Material supplied –
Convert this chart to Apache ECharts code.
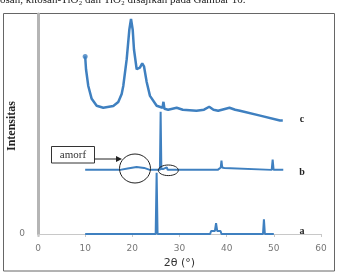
<!DOCTYPE html>
<html>
<head>
<meta charset="utf-8">
<script src="https://cdn.jsdelivr.net/npm/echarts@6/dist/echarts.min.js"></script>
<style>
  html, body { margin: 0; padding: 0; background: #fff; }
  #chart { width: 339px; height: 274px; }
</style>
</head>
<body>
<div id="chart"></div>
<script>
// x ticks (2 theta)
var xTicks = [0, 10, 20, 30, 40, 50, 60];

// pattern c : broad polymer-like pattern  [2theta, intensity]
var patternC = [
  [10, 70], [10.18, 57], [10.66, 40], [11.38, 27], [12.44, 20], [13.84, 18],
  [15.96, 19.7], [17.02, 23.7], [17.74, 32], [18.08, 40], [18.8, 67], [19.36, 97],
  [19.72, 108], [20.08, 97], [20.35, 77], [20.92, 57], [21.05, 55], [21.6, 58.7],
  [22.1, 63], [22.47, 60], [23.04, 44], [23.74, 30], [25.16, 20], [26.4, 18],
  [26.6, 24], [26.8, 17], [27.6, 16], [29.4, 18], [30.7, 16], [33.6, 15],
  [35.2, 16], [36.3, 19], [37.2, 16], [38.2, 15], [40.6, 18], [41.8, 16],
  [42.8, 15], [47.1, 10], [51.3, 5], [51.9, 5]
];

// pattern b : composite
var patternB = [
  [10, 0], [17.4, 0], [19, 1.5], [20.9, 3], [22.5, 2], [23.7, 0], [25.85, 0],
  [26.0, 59], [26.15, 1], [26.6, 1], [27.0, 0.5], [27.3, 2.5], [27.5, 0],
  [38.1, 0], [38.3, 2], [38.75, 2.5], [38.9, 9.5], [39.05, 2.5], [39.5, 2], [39.7, 0],
  [49.55, 0], [49.75, 10.5], [49.95, 0], [52, 0]
];

// pattern a : TiO2
var patternA = [
  [10, 0], [24.95, 0], [25.15, 62], [25.35, 0], [36.5, 0], [36.7, 3], [37.5, 3],
  [37.75, 11], [38.0, 3], [38.7, 3], [38.9, 0], [47.7, 0], [47.9, 15], [48.1, 0], [50, 0]
];

var seriesNames = ['a', 'b', 'c'];
var stackOffsets = { a: 0, b: 65, c: 110 };

var lineColor = '#3f80c0';

function shift(data, off) {
  return data.map(function (p) { return [p[0], p[1] + off]; });
}

var chart = echarts.init(document.getElementById('chart'), null, { renderer: 'canvas' });

var option = {
  animation: false,
  grid: { left: 38, right: 18, top: 14, bottom: 37 },
  xAxis: {
    type: 'value',
    min: xTicks[0],
    max: xTicks[xTicks.length - 1],
    interval: 10,
    name: '2θ (°)',
    nameLocation: 'middle',
    nameGap: 24,
    nameTextStyle: { fontFamily: 'DejaVu Sans', fontSize: 11, color: '#333' },
    axisLine: { lineStyle: { color: '#c8c8c8', width: 1 } },
    axisTick: { show: true, length: 3, lineStyle: { color: '#c8c8c8' } },
    axisLabel: { fontFamily: 'DejaVu Sans', fontSize: 9, color: '#777', margin: 10 },
    splitLine: { show: false }
  },
  yAxis: {
    type: 'value',
    min: 0,
    max: 223,
    interval: 223,
    offset: 2,
    axisLine: { show: true, lineStyle: { color: '#b5b5b5', width: 3 } },
    axisTick: { show: false },
    axisLabel: {
      fontFamily: 'DejaVu Sans', fontSize: 9, color: '#777', margin: 11,
      formatter: function (v) { return v === 0 ? '0' : ''; }
    },
    splitLine: { show: false }
  },
  series: [
    {
      name: 'a', type: 'line', data: shift(patternA, stackOffsets.a),
      showSymbol: false, lineStyle: { color: lineColor, width: 2 }, z: 3
    },
    {
      name: 'b', type: 'line', data: shift(patternB, stackOffsets.b),
      showSymbol: false, lineStyle: { color: lineColor, width: 2 }, z: 3
    },
    {
      name: 'c', type: 'line', data: shift(patternC, stackOffsets.c),
      showSymbol: false, lineStyle: { color: lineColor, width: 2.5 }, z: 3
    },
    {
      name: 'c-start', type: 'scatter', data: shift([patternC[0]], stackOffsets.c),
      symbolSize: 5, itemStyle: { color: lineColor }, z: 4
    }
  ],
  graphic: [
    // page border
    { type: 'rect', shape: { x: 3.5, y: 13.5, width: 331, height: 257.5 },
      style: { fill: 'none', stroke: '#666', lineWidth: 1 }, z: 0 },
    // light band at the foot of the y axis
    { type: 'rect', shape: { x: 37, y: 157, width: 3, height: 80 },
      style: { fill: '#e2e2e2' }, z: 0 },
    // text of the page above the figure (cut off)
    { type: 'text', x: 0, y: 6,
      style: { text: 'osan, kitosan-TiO₂ dan TiO₂ disajikan pada Gambar 10.',
        fontFamily: 'Liberation Serif', fontSize: 11, fill: '#222',
        verticalAlign: 'bottom' } },
    // y title
    { type: 'text', x: 12, y: 126, rotation: Math.PI / 2,
      style: { text: 'Intensitas', fontFamily: 'Liberation Sans Narrow', fontWeight: 'bold',
        fontSize: 12, fill: '#222', align: 'center', verticalAlign: 'middle' } },
    // series letters
    { type: 'text', x: 302, y: 119,
      style: { text: seriesNames[2], fontFamily: 'Liberation Serif', fontWeight: 'bold',
        fontSize: 10, fill: '#222', align: 'center', verticalAlign: 'middle' } },
    { type: 'text', x: 302, y: 172,
      style: { text: seriesNames[1], fontFamily: 'Liberation Serif', fontWeight: 'bold',
        fontSize: 10, fill: '#222', align: 'center', verticalAlign: 'middle' } },
    { type: 'text', x: 302, y: 231,
      style: { text: seriesNames[0], fontFamily: 'Liberation Serif', fontWeight: 'bold',
        fontSize: 10, fill: '#222', align: 'center', verticalAlign: 'middle' } },
    // amorf box + arrow
    { type: 'rect', shape: { x: 51.5, y: 146.5, width: 43, height: 16.5 },
      style: { fill: '#fff', stroke: '#333', lineWidth: 1 }, z: 10 },
    { type: 'text', x: 73, y: 155,
      style: { text: 'amorf', fontFamily: 'Liberation Serif', fontSize: 11, fill: '#333',
        align: 'center', verticalAlign: 'middle' }, z: 11 },
    { type: 'line', shape: { x1: 94.5, y1: 159, x2: 117, y2: 159 },
      style: { stroke: '#222', lineWidth: 1 }, z: 10 },
    { type: 'polygon', shape: { points: [[116, 156], [122, 159], [116, 162]] },
      style: { fill: '#222' }, z: 10 },
    // circles
    { type: 'ellipse', shape: { cx: 135, cy: 168.5, rx: 15.5, ry: 14.5 },
      style: { fill: 'none', stroke: '#222', lineWidth: 1 }, z: 10 },
    { type: 'ellipse', shape: { cx: 168.3, cy: 170.3, rx: 10, ry: 5.3 },
      style: { fill: 'none', stroke: '#222', lineWidth: 1 }, z: 10 }
  ]
};

chart.setOption(option);
</script>
</body>
</html>
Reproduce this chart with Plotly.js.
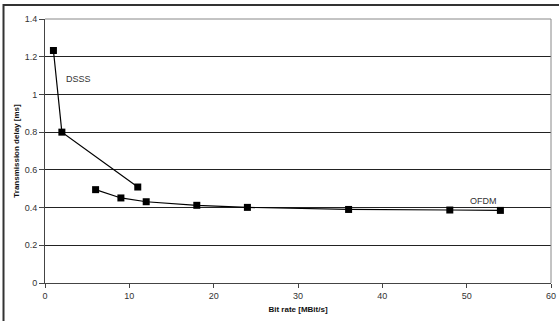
<!DOCTYPE html>
<html><head><meta charset="utf-8">
<script src="https://cdn.plot.ly/plotly-3.0.1.min.js"></script>
<style>html,body{margin:0;padding:0;background:#fff;}#c{width:559px;height:321px;}</style>
</head><body><div id="c"></div>
<script>
const dsssRate = [1, 2, 11];
const dsssDelay = [1.233, 0.80, 0.509];
const ofdmRate = [6, 9, 12, 18, 24, 36, 48, 54];
const ofdmDelay = [0.495, 0.451, 0.431, 0.412, 0.401, 0.390, 0.387, 0.385];
const xTitle = 'Bit rate [MBit/s]';
const yTitle = 'Transmission delay [ms]';

const mk = {symbol: 'square', size: 7, color: '#000'};
const ln = {color: '#000', width: 1.2};
const data = [
  {x: dsssRate, y: dsssDelay, mode: 'lines+markers', marker: mk, line: ln, name: 'DSSS'},
  {x: ofdmRate, y: ofdmDelay, mode: 'lines+markers', marker: mk, line: ln, name: 'OFDM'}
];
const tickFont = {family: 'Liberation Sans, Arial, sans-serif', size: 9, color: '#333'};
const titleFont = {family: 'Liberation Sans, Arial, sans-serif', size: 8, color: '#111', weight: 'bold'};
const layout = {
  width: 559, height: 321,
  margin: {l: 45, r: 8, t: 19, b: 38},
  paper_bgcolor: '#fff', plot_bgcolor: '#fff',
  showlegend: false,
  xaxis: {range: [0, 60], dtick: 10, tick0: 0, showgrid: false, zeroline: false,
    showline: true, linecolor: '#444', linewidth: 1, ticks: 'outside', ticklen: 4, tickcolor: '#444',
    tickfont: tickFont, title: {text: xTitle, font: titleFont, standoff: 6}},
  yaxis: {range: [0, 1.4], dtick: 0.2, tick0: 0, showgrid: true, gridcolor: '#222', gridwidth: 1,
    zeroline: false, showline: true, linecolor: '#444', linewidth: 1, ticks: 'outside', ticklen: 5,
    tickcolor: '#444', tickfont: tickFont, title: {text: yTitle, font: titleFont, standoff: 3}},
  annotations: [
    {x: 4.0, y: 1.083, xref: 'x', yref: 'y', text: 'DSSS', showarrow: false,
      font: {family: 'Liberation Sans, Arial, sans-serif', size: 9, color: '#333'}},
    {x: 52.0, y: 0.433, xref: 'x', yref: 'y', text: 'OFDM', showarrow: false,
      font: {family: 'Liberation Sans, Arial, sans-serif', size: 9, color: '#333'}}
  ],
  shapes: [
    {type: 'line', xref: 'paper', yref: 'paper', x0: 0, x1: 1, y0: 1, y1: 1, line: {color: '#888', width: 1}},
    {type: 'line', xref: 'paper', yref: 'paper', x0: 1, x1: 1, y0: 0, y1: 1, line: {color: '#888', width: 1}},
    {type: 'path', xref: 'paper', yref: 'paper', path: 'M -0.082 -0.3 L -0.082 1.053 L 1.1 1.053',
      line: {color: '#333', width: 2}}
  ]
};
Plotly.newPlot('c', data, layout, {staticPlot: true, displayModeBar: false});
</script></body></html>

Instruction –
With all pictures left out, please transcribe exactly the lines from the start of the material through the line with "var xTicks = [0, 10, 20, 30, 40, 50, 60];".

Written reply –
Convert this chart to Apache ECharts code.
<!DOCTYPE html>
<html>
<head>
<meta charset="utf-8">
<script src="https://cdn.jsdelivr.net/npm/echarts@6/dist/echarts.min.js"></script>
<style>
  html, body { margin: 0; padding: 0; background: #fff; }
  #chart { width: 339px; height: 274px; }
</style>
</head>
<body>
<div id="chart"></div>
<script>
// x ticks (2 theta)
var xTicks = [0, 10, 20, 30, 40, 50, 60];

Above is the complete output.